==== Recorded data
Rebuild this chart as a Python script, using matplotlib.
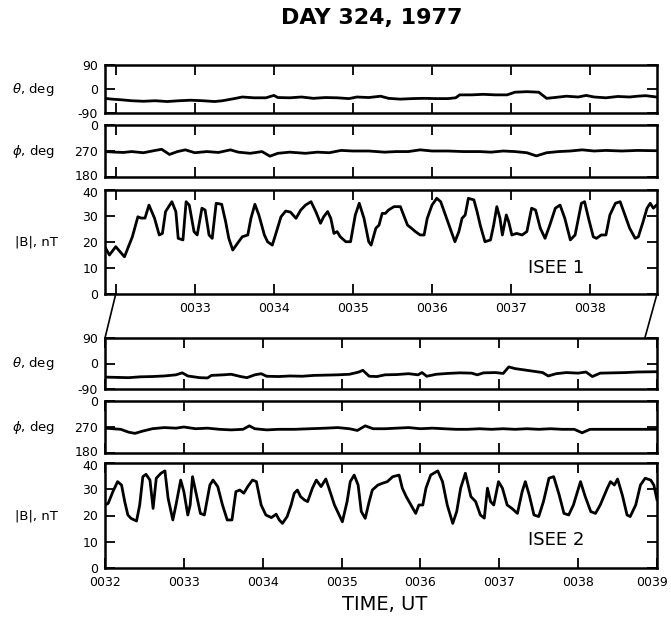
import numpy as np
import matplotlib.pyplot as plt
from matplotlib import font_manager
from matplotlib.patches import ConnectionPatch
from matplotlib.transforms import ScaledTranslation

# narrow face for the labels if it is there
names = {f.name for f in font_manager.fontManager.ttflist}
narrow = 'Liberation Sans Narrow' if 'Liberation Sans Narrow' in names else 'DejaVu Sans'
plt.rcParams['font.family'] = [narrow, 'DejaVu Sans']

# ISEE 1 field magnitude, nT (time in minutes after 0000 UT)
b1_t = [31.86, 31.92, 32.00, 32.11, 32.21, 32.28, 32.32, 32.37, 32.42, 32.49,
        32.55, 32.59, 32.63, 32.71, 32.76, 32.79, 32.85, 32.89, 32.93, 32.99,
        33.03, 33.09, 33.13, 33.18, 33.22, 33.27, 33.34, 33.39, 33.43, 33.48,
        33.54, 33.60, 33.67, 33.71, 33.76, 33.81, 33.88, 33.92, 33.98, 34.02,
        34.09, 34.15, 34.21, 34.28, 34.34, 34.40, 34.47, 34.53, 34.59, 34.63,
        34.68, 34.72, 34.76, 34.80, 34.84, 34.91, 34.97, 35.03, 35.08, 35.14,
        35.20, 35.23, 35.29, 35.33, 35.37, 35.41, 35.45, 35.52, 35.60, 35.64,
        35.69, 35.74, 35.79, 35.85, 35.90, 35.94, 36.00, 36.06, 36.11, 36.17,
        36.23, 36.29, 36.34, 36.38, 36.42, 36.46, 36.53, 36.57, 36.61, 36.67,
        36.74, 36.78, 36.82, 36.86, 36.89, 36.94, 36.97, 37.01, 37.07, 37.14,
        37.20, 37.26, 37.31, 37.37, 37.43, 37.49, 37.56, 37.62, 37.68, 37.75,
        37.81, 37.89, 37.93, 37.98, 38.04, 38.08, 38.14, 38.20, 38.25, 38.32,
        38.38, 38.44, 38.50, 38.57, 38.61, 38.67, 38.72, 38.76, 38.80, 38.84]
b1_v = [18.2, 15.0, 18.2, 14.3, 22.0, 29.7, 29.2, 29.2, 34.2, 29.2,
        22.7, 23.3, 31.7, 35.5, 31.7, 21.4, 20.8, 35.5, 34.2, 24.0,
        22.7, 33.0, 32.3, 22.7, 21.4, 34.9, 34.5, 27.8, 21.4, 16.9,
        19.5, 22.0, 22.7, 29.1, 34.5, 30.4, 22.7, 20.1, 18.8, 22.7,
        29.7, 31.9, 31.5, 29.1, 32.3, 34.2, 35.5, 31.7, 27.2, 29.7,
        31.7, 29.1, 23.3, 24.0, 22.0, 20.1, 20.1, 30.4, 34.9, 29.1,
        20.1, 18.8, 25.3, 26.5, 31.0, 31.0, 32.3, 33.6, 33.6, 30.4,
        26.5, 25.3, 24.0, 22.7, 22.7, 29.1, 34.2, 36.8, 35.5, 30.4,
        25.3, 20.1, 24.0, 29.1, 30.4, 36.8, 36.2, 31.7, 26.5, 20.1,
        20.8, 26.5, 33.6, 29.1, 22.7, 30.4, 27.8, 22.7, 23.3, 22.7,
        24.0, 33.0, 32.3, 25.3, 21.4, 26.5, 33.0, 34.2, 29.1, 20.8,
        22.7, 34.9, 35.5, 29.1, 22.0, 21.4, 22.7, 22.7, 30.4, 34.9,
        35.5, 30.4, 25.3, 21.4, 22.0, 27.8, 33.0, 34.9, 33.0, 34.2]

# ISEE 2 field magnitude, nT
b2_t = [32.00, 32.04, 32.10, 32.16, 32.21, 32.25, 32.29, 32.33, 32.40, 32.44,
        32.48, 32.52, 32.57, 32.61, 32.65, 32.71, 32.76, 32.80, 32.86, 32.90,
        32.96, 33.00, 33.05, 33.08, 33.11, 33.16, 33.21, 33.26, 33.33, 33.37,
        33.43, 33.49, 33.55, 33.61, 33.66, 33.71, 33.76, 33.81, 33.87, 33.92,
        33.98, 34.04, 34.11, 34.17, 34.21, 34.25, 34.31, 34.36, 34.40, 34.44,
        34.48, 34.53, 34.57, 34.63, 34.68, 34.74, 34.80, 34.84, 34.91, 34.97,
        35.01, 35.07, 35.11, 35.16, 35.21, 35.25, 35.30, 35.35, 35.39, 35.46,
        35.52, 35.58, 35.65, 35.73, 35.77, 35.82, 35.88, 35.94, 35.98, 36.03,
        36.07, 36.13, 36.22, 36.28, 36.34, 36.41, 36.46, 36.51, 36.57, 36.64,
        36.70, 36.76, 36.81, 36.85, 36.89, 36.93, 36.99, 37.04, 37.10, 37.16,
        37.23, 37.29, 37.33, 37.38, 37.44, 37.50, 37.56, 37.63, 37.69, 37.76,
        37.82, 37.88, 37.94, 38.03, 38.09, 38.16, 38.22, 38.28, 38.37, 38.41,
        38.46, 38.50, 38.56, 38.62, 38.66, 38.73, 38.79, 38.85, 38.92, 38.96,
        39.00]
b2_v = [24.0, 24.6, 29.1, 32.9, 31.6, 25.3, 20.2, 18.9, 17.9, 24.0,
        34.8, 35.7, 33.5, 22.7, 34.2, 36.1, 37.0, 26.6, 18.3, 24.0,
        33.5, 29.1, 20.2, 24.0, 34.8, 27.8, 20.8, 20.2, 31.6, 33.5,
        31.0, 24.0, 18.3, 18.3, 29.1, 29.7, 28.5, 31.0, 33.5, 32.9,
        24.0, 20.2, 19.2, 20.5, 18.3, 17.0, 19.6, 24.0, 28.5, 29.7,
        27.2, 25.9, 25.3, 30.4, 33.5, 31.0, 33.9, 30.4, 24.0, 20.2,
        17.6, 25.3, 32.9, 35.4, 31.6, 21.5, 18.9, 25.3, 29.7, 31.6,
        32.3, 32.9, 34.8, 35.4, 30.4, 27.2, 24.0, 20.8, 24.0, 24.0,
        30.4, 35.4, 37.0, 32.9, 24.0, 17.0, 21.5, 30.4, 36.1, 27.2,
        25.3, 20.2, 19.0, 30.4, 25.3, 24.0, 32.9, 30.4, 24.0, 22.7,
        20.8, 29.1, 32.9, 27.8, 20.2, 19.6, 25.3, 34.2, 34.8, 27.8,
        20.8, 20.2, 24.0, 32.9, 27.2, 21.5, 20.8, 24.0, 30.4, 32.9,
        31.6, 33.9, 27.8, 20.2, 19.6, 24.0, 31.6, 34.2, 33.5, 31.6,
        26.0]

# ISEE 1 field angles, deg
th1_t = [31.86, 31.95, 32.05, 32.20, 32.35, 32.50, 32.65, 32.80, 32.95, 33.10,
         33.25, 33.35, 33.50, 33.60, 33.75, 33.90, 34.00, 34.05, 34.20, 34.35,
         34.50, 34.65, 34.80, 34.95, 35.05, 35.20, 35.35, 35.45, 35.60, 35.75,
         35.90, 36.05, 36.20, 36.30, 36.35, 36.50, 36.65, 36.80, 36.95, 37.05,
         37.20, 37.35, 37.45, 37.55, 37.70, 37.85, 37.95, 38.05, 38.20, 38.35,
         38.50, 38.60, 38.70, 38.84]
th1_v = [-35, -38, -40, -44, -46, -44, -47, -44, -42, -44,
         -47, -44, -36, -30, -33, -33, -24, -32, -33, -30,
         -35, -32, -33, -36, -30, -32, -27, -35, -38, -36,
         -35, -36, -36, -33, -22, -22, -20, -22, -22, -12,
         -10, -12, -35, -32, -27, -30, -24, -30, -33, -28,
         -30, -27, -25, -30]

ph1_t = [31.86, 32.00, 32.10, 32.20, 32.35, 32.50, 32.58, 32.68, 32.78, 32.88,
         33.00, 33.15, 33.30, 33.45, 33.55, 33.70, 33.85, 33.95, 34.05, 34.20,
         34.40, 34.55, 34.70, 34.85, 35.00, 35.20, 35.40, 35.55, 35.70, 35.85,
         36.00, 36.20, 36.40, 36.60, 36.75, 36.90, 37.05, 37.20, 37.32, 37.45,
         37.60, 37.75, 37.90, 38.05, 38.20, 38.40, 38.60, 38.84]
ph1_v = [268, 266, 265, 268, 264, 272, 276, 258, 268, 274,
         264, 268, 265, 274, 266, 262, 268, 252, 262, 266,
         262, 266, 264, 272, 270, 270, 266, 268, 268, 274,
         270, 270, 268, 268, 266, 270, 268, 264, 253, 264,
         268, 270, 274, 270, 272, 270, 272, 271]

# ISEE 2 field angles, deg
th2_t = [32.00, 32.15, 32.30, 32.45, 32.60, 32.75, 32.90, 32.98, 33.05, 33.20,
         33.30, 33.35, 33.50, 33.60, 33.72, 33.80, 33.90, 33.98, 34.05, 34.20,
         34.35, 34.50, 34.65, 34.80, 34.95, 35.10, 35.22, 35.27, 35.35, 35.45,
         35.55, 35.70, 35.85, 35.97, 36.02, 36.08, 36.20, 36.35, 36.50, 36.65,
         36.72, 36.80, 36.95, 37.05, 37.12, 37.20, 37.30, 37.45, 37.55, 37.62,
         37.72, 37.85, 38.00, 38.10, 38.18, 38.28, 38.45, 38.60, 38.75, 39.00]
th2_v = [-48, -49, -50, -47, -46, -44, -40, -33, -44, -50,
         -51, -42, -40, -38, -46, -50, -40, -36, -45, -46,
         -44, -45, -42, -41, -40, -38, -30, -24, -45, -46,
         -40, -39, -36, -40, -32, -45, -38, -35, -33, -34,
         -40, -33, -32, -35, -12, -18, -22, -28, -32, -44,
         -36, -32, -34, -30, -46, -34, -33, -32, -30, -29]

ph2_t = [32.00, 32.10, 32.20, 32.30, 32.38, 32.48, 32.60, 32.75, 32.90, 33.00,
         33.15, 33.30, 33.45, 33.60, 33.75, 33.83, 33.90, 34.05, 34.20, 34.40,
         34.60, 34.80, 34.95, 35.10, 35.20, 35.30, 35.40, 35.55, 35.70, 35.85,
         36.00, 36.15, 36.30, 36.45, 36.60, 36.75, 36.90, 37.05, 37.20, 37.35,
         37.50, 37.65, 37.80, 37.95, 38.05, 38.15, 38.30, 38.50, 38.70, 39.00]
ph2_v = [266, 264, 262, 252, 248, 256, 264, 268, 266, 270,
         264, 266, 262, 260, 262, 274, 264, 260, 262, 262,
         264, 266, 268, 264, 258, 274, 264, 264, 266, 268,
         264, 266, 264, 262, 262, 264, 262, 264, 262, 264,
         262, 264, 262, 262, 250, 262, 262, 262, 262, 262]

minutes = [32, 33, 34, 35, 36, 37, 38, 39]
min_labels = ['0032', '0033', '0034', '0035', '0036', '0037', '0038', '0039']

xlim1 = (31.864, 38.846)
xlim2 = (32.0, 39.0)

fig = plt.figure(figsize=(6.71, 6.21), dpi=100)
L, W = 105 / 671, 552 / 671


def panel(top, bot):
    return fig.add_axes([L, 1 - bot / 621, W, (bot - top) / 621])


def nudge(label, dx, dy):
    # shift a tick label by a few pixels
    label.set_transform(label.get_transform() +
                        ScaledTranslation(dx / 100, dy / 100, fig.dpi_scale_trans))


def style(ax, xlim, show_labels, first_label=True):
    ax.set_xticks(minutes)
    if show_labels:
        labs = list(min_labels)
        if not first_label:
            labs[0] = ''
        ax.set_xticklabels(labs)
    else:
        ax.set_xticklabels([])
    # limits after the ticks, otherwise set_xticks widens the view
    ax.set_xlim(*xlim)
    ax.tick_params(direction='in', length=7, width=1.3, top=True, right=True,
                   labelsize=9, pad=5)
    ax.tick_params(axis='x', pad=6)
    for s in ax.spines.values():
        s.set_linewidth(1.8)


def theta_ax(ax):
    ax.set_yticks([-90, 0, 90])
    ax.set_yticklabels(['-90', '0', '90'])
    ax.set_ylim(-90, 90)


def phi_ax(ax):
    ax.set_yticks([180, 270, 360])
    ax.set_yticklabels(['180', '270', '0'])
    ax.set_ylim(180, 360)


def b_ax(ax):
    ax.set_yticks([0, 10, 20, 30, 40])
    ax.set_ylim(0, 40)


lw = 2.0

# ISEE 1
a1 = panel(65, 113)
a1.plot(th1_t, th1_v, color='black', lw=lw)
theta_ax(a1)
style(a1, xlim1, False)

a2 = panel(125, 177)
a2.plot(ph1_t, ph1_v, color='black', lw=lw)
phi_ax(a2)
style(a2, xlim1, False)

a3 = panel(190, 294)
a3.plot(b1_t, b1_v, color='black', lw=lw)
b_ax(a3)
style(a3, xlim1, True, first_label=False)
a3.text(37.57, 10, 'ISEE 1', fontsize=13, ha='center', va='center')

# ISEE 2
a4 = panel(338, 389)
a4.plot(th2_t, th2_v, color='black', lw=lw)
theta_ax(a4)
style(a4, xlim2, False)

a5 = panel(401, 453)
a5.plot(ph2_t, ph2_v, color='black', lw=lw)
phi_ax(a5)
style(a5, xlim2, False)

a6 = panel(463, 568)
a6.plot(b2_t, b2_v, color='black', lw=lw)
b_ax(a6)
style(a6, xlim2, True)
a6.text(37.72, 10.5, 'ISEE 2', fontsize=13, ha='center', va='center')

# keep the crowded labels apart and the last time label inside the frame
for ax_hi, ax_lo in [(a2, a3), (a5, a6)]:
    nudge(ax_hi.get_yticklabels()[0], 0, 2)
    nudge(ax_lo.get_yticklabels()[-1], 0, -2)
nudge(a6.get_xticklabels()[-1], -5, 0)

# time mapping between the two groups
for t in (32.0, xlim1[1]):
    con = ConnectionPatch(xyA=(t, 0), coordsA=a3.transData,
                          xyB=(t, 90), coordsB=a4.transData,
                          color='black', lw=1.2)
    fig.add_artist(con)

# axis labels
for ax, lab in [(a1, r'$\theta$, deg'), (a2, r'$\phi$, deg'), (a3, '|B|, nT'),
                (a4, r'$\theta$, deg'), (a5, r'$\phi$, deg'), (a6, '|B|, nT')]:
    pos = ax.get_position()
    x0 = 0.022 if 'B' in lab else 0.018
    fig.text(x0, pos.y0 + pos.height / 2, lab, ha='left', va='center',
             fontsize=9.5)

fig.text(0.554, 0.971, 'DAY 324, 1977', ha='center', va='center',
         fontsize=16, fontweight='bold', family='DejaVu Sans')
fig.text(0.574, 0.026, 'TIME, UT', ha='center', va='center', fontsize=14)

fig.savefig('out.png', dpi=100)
========
## Task objective
Write out each line of the listing above, exactly, from its first line to the line holding "plt.rcParams['font.family'] = [narrow, 'DejaVu", inclusive. Skip the pictures.

## The response
Rebuild this chart as a Python script, using matplotlib.
import numpy as np
import matplotlib.pyplot as plt
from matplotlib import font_manager
from matplotlib.patches import ConnectionPatch
from matplotlib.transforms import ScaledTranslation

# narrow face for the labels if it is there
names = {f.name for f in font_manager.fontManager.ttflist}
narrow = 'Liberation Sans Narrow' if 'Liberation Sans Narrow' in names else 'DejaVu Sans'
plt.rcParams['font.family'] = [narrow, 'DejaVu Sans']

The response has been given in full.